Vespers — a reading, three times daily
Three containers, three failures of custody, logged within seventy-two hours of one another along the eastern half of the country — and none of the three officials who filed them ever spoke to each other.
At 9:07 a.m. on July 11, 2026, Seymour police were called to DeForest Street after a raccoon was found stuck inside a dumpster.
At 5:40 a.m. on July 13, 2026, the Bedford police log recorded a repossession reported in the 1000 block of G Street.
FSIS announced that Reser's Fine Foods recalled about 5,300 pounds of five-pound tubs labeled Molly's Kitchen California Style Pasta Salad, establishment number P-00874, after discovering the containers actually held ready-to-eat chicken salad with undeclared egg and milk.
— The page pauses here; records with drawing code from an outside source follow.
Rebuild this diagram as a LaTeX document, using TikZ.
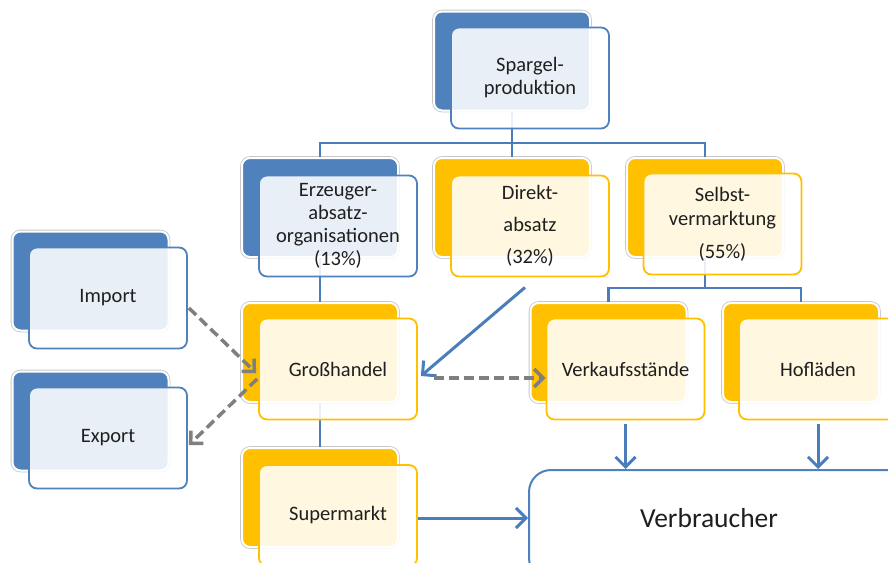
\documentclass[tikz,border=0pt]{standalone}
\usepackage{fontspec}
\setmainfont{Carlito}
\usetikzlibrary{arrows.meta,calc}
\definecolor{bblue}{HTML}{4F81BD}
\definecolor{lblue}{HTML}{4A7EBB}
\definecolor{gold}{HTML}{FFC000}
\definecolor{dgray}{HTML}{7F7F7F}
\definecolor{txt}{HTML}{1F1F1F}
\begin{document}
\begin{tikzpicture}[x=1pt,y=-1pt,
  back/.style={rectangle, rounded corners=8pt, minimum width=156pt, minimum height=99pt, inner sep=0pt, draw=white, line width=2pt, preaction={draw=black!22, line width=3.6pt}},
  bback/.style={back, fill=bblue},
  yback/.style={back, fill=gold},
  front/.style={rectangle, rounded corners=8pt, minimum width=158pt, minimum height=101pt, inner sep=0pt, fill=white, fill opacity=0.88, text opacity=1, line width=1.8pt, align=center, font=\fontsize{20.5}{23}\selectfont, text=txt},
  bfront/.style={front, draw=bblue},
  yfront/.style={front, draw=gold},
  tree/.style={draw=lblue, line width=2.2pt},
  barrow/.style={draw=lblue, line width=3pt, -{Straight Barb[length=10pt,width=20pt]}},
  garrow/.style={draw=dgray, line width=3.5pt, dash pattern=on 10pt off 5pt, -{Straight Barb[length=9pt,width=18pt]}},
  vbox/.style={rectangle, rounded corners=22pt, minimum width=400pt, minimum height=110pt, draw=bblue, line width=2pt, fill=white},
]
\useasboundingbox (0,0) rectangle (888,562);
\fill[white] (0,0) rectangle (888,562);

% back boxes
\node[bback] (spB) at (512,61) {};
\node[bback] (ezB) at (320,207.5) {};
\node[yback] (daB) at (512,207.5) {};
\node[yback] (svB) at (705,207.5) {};
\node[bback] (imB) at (90.5,281) {};
\node[bback] (exB) at (90.5,421) {};
\node[yback] (ghB) at (320,352.5) {};
\node[yback] (smB) at (320,497.5) {};
\node[yback] (vkB) at (608.5,352.5) {};
\node[yback] (hlB) at (801,352.5) {};

% tree lines
\coordinate (bus1) at (512,143);
\coordinate (bus2) at (705,288);
\draw[tree] (spB.south) -- (daB.north);
\draw[tree] (ezB.north) |- (bus1) -| (svB.north);
\draw[tree] (svB.south) -- (bus2);
\draw[tree] (vkB.north) |- (bus2) -| (hlB.north);
\draw[tree] (ezB.south) -- (ghB.north);
\draw[tree] (ghB.south) -- (smB.north);

% front boxes
\node[bfront] (spF) at (530,78) {Spargel-\\produktion};
\node[bfront] (ezF) at (338,226) {Erzeuger-\\absatz-\\organisationen\\(13\%)};
\node[yfront] (daF) at (530,226) {Direkt-\\[9pt]absatz\\[9pt](32\%)};
\node[yfront] (svF) at (722.5,224) {Selbst-\\[1pt]vermarktung\\[10pt](55\%)};
\node[bfront] (imF) at (108,298) {Import};
\node[bfront] (exF) at (108,438) {Export};
\node[yfront] (ghF) at (338,369) {Großhandel};
\node[yfront] (smF) at (338,515.5) {Supermarkt};
\node[yfront] (vkF) at (625.5,369) {Verkaufsstände};
\node[yfront] (hlF) at (818,369) {Hofläden};

% consumer
\node[vbox] (vb) at (729,525) {};
\node[font=\fontsize{27.5}{30}\selectfont, text=txt] (vbt) at (709,518) {Verbraucher};

% arrows
\draw[barrow] ($(daF.south)+(-5,10)$) -- ($(ghF.east)+(3,7)$);
\draw[garrow] ($(imF.east)+(1,10)$) -- ($(ghF.west)+(-2,4)$);
\draw[garrow] ($(ghF.west)+(-1,10)$) -- ($(exF.east)+(1,7)$);
\draw[garrow] ($(ghF.east)+(16,9)$) -- ($(vkF.west)+(0,9)$);
\draw[barrow, shorten <=4pt] (vkF.south) -- (vkF.south |- vb.north);
\draw[barrow, shorten <=4pt] (hlF.south) -- (hlF.south |- vb.north);
\draw[barrow] ($(smF.east)+(0,2.5)$) -- ($(smF.east -| vb.west)+(0,2.5)$);
\end{tikzpicture}
\end{document}
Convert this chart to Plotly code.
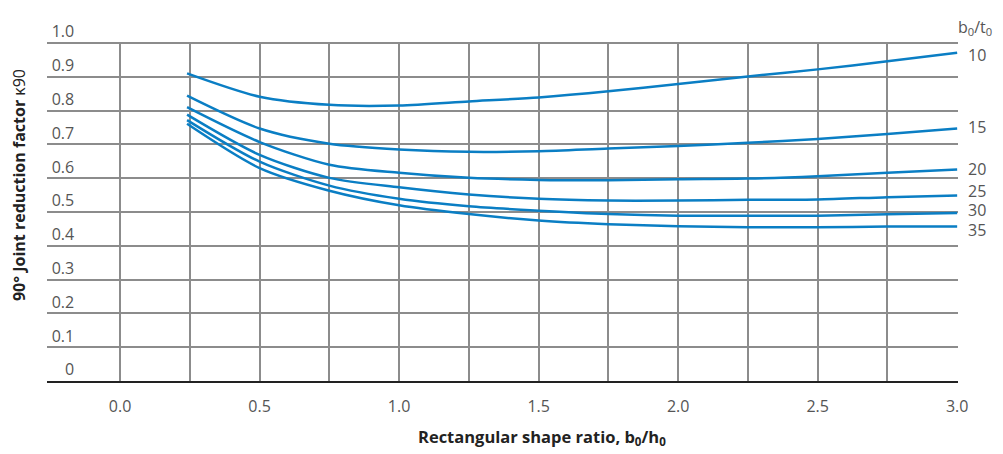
import plotly.graph_objects as go

# rectangular shape ratio b0/h0
ratio = [0.24, 0.5, 0.75, 1.0, 1.25, 1.5, 1.75, 2.0, 2.25, 2.5, 2.75, 3.0]

# b0/t0 series -> joint reduction factor k90
series_names = ['10', '15', '20', '25', '30', '35']
k90_10 = [0.910, 0.841, 0.817, 0.815, 0.827, 0.839, 0.857, 0.879, 0.901, 0.922, 0.946, 0.971]
k90_15 = [0.844, 0.747, 0.702, 0.685, 0.678, 0.680, 0.688, 0.695, 0.705, 0.716, 0.731, 0.747]
k90_20 = [0.810, 0.707, 0.640, 0.616, 0.601, 0.595, 0.594, 0.597, 0.599, 0.606, 0.616, 0.626]
k90_25 = [0.788, 0.669, 0.601, 0.573, 0.552, 0.539, 0.534, 0.534, 0.536, 0.537, 0.544, 0.549]
k90_30 = [0.772, 0.649, 0.578, 0.539, 0.517, 0.504, 0.494, 0.489, 0.489, 0.489, 0.493, 0.497]
k90_35 = [0.761, 0.630, 0.563, 0.520, 0.494, 0.475, 0.464, 0.458, 0.455, 0.455, 0.457, 0.457]
series_values = [k90_10, k90_15, k90_20, k90_25, k90_30, k90_35]

x_tickvals = [0, 0.25, 0.5, 0.75, 1.0, 1.25, 1.5, 1.75, 2.0, 2.25, 2.5, 2.75, 3.0]
x_ticktext = ['0.0', '', '0.5', '', '1.0', '', '1.5', '', '2.0', '', '2.5', '', '3.0']
y_tickvals = [0, 0.1, 0.2, 0.3, 0.4, 0.5, 0.6, 0.7, 0.8, 0.9, 1.0]
y_ticktext = ['0', '0.1', '0.2', '0.3', '0.4', '0.5', '0.6', '0.7', '0.8', '0.9', '1.0']

blue = '#0a7ec4'
grid = '#8c8c8c'
label_font = dict(family='Open Sans', size=16, color='#555555')
title_font = dict(family='Open Sans', size=16.5, color='#222222')

# small nudges so the end labels do not collide
label_yshift = {'10': -2, '15': 2, '20': 0, '25': 4, '30': 3, '35': -3}

fig = go.Figure()
for name, vals in zip(series_names, series_values):
    fig.add_trace(go.Scatter(
        x=ratio,
        y=vals,
        mode='lines',
        name=name,
        line=dict(color=blue, width=2.5, shape='spline', smoothing=0.8),
        showlegend=False
    ))
    fig.add_annotation(
        x=1, xref='paper',
        y=vals[-1], yref='y',
        text=name,
        showarrow=False,
        xanchor='left',
        xshift=8,
        yshift=label_yshift[name],
        font=label_font
    )

fig.add_annotation(
    x=1, xref='paper', y=1, yref='paper',
    text='b<sub>0</sub>/t<sub>0</sub>',
    showarrow=False, xanchor='left', yanchor='bottom',
    xshift=-2, yshift=1,
    font=label_font
)
fig.add_annotation(
    x=0.543, xref='paper', y=0, yref='paper',
    text='<b>Rectangular shape ratio, b<sub>0</sub>/h<sub>0</sub></b>',
    showarrow=False, xanchor='center', yanchor='middle',
    yshift=-56,
    font=title_font
)
fig.add_annotation(
    x=0, xref='paper', y=0.578, yref='paper',
    text='<b>90° Joint reduction factor</b> κ90',
    textangle=-90,
    showarrow=False, xanchor='center', yanchor='middle',
    xshift=-28,
    font=dict(family='Open Sans', size=16, color='#222222')
)

# page body adds an 8px margin, so the figure is 8px smaller than the window
fig.update_layout(
    width=995,
    height=446,
    margin=dict(l=39, r=45, t=25, b=73),
    plot_bgcolor='white',
    paper_bgcolor='white',
    font=label_font
)

fig.update_xaxes(
    range=[-0.262, 3.003],
    tickvals=x_tickvals,
    ticktext=x_ticktext,
    showgrid=True,
    gridcolor=grid,
    gridwidth=1.5,
    zeroline=False,
    showline=True,
    linecolor='#222222',
    linewidth=2,
    ticks='',
    ticklabelstandoff=10,
    tickfont=label_font
)

fig.update_yaxes(
    range=[0, 1.003],
    tickvals=y_tickvals,
    ticktext=y_ticktext,
    showgrid=True,
    gridcolor=grid,
    gridwidth=1.5,
    zeroline=False,
    showline=False,
    ticks='',
    anchor='free',
    position=0.032,
    ticklabelposition='outside top',
    ticklabelstandoff=2,
    tickfont=label_font
)

fig.write_html('out.html')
Dumpster, driveway, and tub are the same vessel wearing three different faces: each one holds something other than what its label or its street address promised, and each was discovered by an outsider arriving to check.
| Establishment number P-00874, digits summed (0+0+8+7+4=19) | → 1 |
| Pounds of pasta salad recalled, 5,300, digits summed | → 8 |
| G Street block number, 1000, digits summed | → 1 |
| Time the raccoon call was logged, 9:07, digits summed | → 7 |
| Use-by date stamped on the tub, 7/16, digits summed | → 5 |
The digit 1 surfaces twice — once from the establishment stamp, once from the block number of the repossession — a pairing too exact to file as noise.
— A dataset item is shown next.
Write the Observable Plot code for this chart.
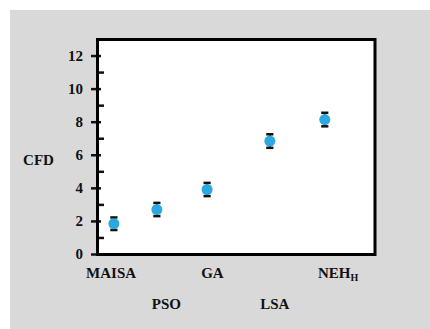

Where the 1 repeats, the record shows a single custody event trying to happen twice under two different names: the establishment number and the street number are the same ledger entry wearing different clothes.
This is the Adjacency Clause at work again: when three unrelated municipal and federal filings within a seventy-two-hour window each describe a container failing to hold its rightful occupant — an animal in a dumpster, a vehicle reclaimed from a driveway, a chicken salad wearing a pasta salad's name — the pattern is not coincidence but evidence of a custody grid under strain, its seams showing simultaneously in Connecticut, Indiana, and North Carolina.
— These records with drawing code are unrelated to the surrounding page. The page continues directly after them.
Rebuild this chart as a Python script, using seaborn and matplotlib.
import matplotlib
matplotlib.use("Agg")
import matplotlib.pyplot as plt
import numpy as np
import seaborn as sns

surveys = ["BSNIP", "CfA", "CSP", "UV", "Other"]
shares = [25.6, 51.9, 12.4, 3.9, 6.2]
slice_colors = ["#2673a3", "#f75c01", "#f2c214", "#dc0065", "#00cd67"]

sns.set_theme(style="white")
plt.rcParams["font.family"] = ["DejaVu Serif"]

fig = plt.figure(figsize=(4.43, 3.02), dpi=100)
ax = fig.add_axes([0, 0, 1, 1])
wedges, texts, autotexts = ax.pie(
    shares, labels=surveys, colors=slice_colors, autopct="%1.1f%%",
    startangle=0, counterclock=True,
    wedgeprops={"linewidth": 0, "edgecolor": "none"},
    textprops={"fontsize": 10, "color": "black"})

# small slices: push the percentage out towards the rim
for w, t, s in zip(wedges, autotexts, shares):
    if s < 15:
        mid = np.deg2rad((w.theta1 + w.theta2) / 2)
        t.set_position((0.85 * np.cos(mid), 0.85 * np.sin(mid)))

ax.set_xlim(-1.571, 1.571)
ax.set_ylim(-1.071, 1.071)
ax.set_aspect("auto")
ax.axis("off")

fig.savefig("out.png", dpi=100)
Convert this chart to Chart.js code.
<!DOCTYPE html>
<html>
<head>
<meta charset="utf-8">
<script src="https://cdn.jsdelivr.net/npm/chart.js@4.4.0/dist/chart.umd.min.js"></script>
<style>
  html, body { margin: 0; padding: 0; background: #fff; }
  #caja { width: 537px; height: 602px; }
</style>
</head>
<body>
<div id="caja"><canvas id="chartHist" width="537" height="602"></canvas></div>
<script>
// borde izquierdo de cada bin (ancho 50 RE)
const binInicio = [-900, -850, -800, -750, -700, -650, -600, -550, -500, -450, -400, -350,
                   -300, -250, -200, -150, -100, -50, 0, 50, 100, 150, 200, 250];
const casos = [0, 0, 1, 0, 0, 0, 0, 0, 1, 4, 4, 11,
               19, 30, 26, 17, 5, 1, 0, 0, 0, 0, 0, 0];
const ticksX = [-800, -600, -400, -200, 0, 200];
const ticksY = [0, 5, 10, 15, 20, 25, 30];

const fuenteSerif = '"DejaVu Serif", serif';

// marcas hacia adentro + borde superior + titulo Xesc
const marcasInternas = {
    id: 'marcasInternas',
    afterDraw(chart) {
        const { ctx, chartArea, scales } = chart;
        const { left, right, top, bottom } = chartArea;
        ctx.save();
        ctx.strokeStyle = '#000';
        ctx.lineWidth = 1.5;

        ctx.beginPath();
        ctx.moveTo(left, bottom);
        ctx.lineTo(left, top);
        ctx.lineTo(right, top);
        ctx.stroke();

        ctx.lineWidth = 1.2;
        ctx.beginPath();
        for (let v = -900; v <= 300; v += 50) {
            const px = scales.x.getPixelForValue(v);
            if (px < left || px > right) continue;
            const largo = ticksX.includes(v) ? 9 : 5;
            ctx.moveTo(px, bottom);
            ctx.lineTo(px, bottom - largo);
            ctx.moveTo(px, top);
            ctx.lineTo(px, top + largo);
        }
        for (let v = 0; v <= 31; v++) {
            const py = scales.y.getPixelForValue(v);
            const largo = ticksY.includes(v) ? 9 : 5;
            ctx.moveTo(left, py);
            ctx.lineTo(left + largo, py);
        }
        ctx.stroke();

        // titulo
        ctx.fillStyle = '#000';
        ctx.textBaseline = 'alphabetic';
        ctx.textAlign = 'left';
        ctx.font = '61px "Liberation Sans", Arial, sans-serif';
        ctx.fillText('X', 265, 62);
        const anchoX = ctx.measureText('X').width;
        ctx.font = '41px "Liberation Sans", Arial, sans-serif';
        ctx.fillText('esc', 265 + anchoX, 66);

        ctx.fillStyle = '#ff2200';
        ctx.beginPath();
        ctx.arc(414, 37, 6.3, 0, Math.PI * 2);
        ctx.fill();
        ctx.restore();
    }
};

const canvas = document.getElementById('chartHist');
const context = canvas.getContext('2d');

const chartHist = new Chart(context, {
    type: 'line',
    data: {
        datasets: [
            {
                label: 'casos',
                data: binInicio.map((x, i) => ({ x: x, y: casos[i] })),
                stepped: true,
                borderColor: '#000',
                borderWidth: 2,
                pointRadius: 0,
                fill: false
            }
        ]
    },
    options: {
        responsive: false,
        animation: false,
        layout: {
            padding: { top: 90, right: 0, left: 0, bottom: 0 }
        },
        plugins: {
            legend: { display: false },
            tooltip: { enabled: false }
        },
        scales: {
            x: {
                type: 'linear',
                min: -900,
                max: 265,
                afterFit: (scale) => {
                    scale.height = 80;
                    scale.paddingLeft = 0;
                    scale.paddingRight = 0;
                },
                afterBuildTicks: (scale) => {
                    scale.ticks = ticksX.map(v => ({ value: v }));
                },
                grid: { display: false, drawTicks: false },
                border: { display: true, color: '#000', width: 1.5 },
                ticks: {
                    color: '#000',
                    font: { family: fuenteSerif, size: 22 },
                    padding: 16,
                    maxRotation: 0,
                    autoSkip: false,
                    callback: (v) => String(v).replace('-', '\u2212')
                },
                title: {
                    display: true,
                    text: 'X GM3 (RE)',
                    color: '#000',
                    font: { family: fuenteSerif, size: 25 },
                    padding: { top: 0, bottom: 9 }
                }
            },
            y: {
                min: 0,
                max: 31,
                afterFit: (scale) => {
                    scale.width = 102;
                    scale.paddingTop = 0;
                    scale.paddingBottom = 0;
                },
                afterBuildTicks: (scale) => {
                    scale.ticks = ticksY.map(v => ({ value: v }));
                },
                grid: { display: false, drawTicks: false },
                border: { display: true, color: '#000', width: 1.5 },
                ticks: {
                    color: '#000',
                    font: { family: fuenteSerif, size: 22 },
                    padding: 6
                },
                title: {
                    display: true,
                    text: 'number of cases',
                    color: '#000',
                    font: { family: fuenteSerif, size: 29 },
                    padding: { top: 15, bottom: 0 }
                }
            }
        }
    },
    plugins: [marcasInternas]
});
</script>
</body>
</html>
The trace below reconstructs the order in which the custody grid slipped, vessel by vessel.
Seymour, Connecticut — First slip: a living body is discovered inside a container built only to hold the discarded — the dumpster on DeForest Street admits it cannot tell trash from tenant.
Bedford, Indiana — Second slip, two days later: a vehicle in the 1000 block of G Street is reclaimed before dawn — a container of ownership reverts to its true holder without the resident's consent.
Halifax, North Carolina — Third slip: a five-pound tub stamped P-00874 is found to hold chicken salad under a pasta salad's name — the label itself becomes the failed container.
USDA orders the mislabeled tubs destroyed or returned before the printed use-by date of July 16 — the paperwork closes the loop the raccoon opened.
Three custody failures, three states, one week — the grid does not break in one place; it fails everywhere its seams are thinnest, all at once.
The dumpster, the driveway, and the tub were never separate incidents — they were the same failure of custody, filed three times under three different names.